Though we would never expect any proposal to be perfect, I definitely see a lot to like about the ideas Jones presents here. It takes a known ancient practice and connects it plausibly to what we find in the text itself, taking into account the all-too-human propensity to read things in the light of our own culture. Though in the past I’ve used a perceived change in skin color as evidence of Lehites mixing with an [already present population], a noted shift in cultural practices (such as adopting tattoos) serves much the same purpose, and helps to explain why the Nephites don’t experience the same shift despite also mixing with that same population. It avoids the tendency to adopt somewhat strained interpretations of the word “skin”, and, in my view, makes much more sense with the term “mark” itself. There may be weaknesses in that proposal, most notably the lack of a concrete description of tattooing practices and the indication that they were set upon them by God, but Jones takes pains to shore up those weaknesses where he can.

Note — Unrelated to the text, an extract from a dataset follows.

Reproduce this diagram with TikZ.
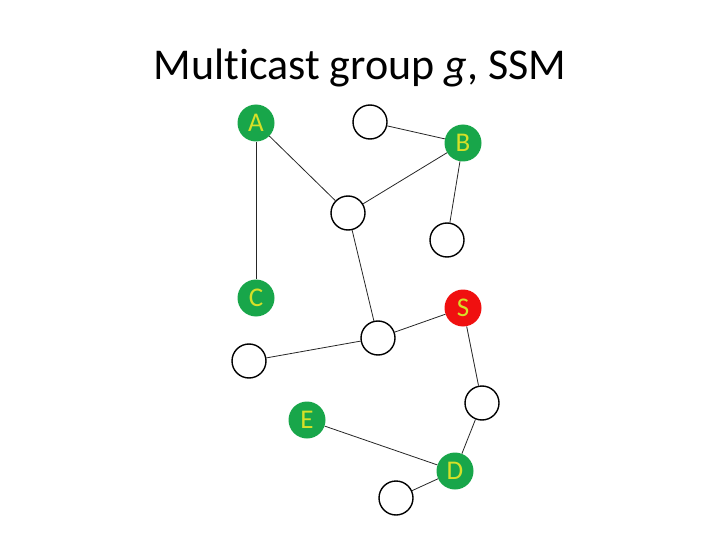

Regardless of which proposal one might prefer, Jones helps highlight for me the problems with a modern interpretation. If the mark really does refer to skin color, and the Book of Mormon came from the mind of Joseph, it would imply that Joseph himself believed that God could and would change skin color quickly based on individual rebellion and repentance. But I don’t see any evidence that Joseph believed that. If so, we might have expected him to try convince Indigenous tribes that their skin color would literally change once joining the church. In fact, Joseph’s changing of the term “white” to “pure” in the 1840 edition of the Book of Mormon suggests strongly that he didn’t believe that skin color would change on condition of repentance, and that he saw references to skin color at least in part as symbolic. That alone should lead us to look skeptically on attempts to apply a 19th century perspective of race to the Book of Mormon, and open us up to the idea that the book is best viewed through an appropriately ancient lens.